Again, no accident there: to show how France's far right has made itself "respectable", screenwriter Christophe Graizon sifted through books on the National Front, as well as nationalist speeches and propaganda. Lègre walks the walk and talks the talk. There's a particularly effective scene in the film where he organises a walkabout in a shopping centre, dishing out mollifying bons mots as he passes - a scene sure to ring a bell with anyone who saw, say, TV coverage of Le Pen on walkabout at this year's Salon de l'Agriculture in Paris.

But incitement to murder? Probably not - although murder is certainly uppermost in the mind of the film's protagonist, Alain (Nacéri), a French inner-city Arab in his early 30s who goes undercover to avenge the deaths of his sister and best friend at the hands of the extremists. It's a rather conventional set-up, strongly reminiscent of Donnie Brasco, with the expected soul-searching, identity crises and moral dilemmas that come with undercover work. To pass muster, Alain has to get his hands dirty and put his Muslim faith to one side. He helps to make a murder look like a suicide bomb attack, and later drinks whisky and eats pork with the racist henchmen. More seriously, his resolve waivers when he starts bedding Lègle's gorgeous daughter.

At the inevitable face-off, Lègle growls like the devil incarnate (he even has Satan's moustache and goatee - the most obvious difference from the clean-shaven Le Pen), stalling the would-be assassin by telling him: "The man who kills me will be a man like me." Cut to Alain being physically sick.

De Maistre's film is one of two new French movies revolving around skulduggery in the run-up to an election. The second is Les Araignées de la Nuit (The Spiders of the Night) by eccentric director Jean-Pierre Mocky, a pantomime police thriller in which a mysterious gang sporting spider tattooes goes around bumping off presidential candidates.

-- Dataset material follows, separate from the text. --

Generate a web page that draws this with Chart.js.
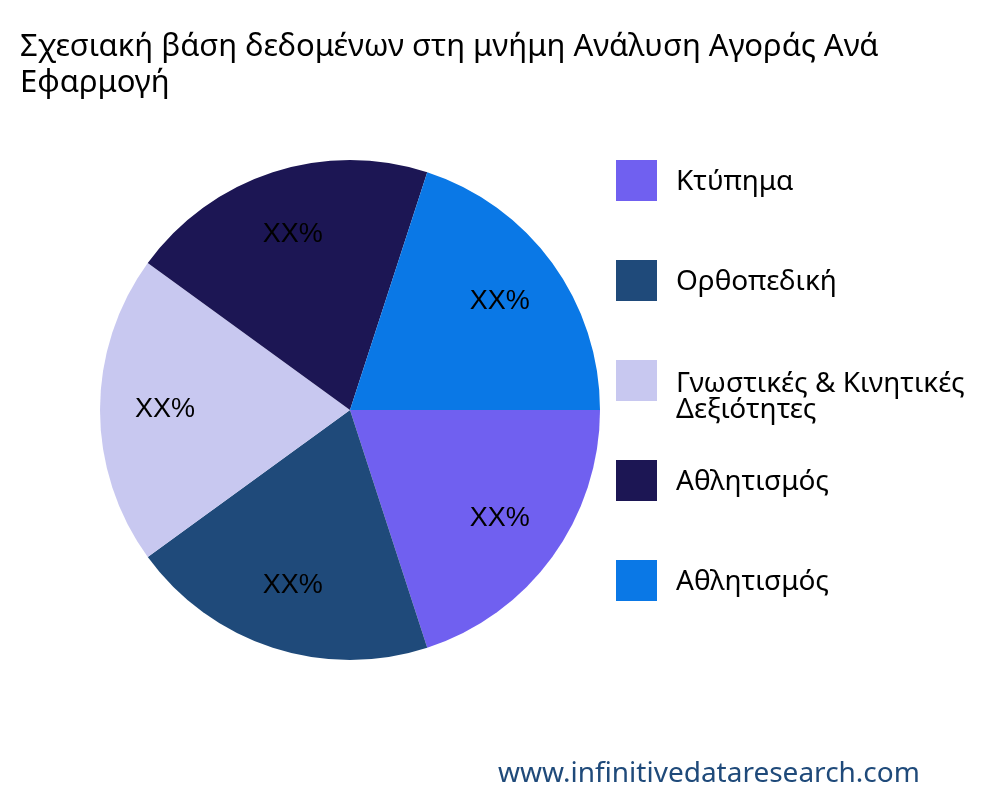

But whereas Mocky's political satire feels almost affectionate - in a dig at the similarity between the policies of the real-life candidates, the five non-entities in the film all have nearly identical names - De Maistre hits hard. "To those who voted for Le Pen without realising who he really is," he says, "go and see Féroce. Le Pen has never been more ferocious." Maybe so. But in France, the line that is really likely to sting the most is spoken at the end by Lègle's image consultant: "The real bastard in all this is the voter."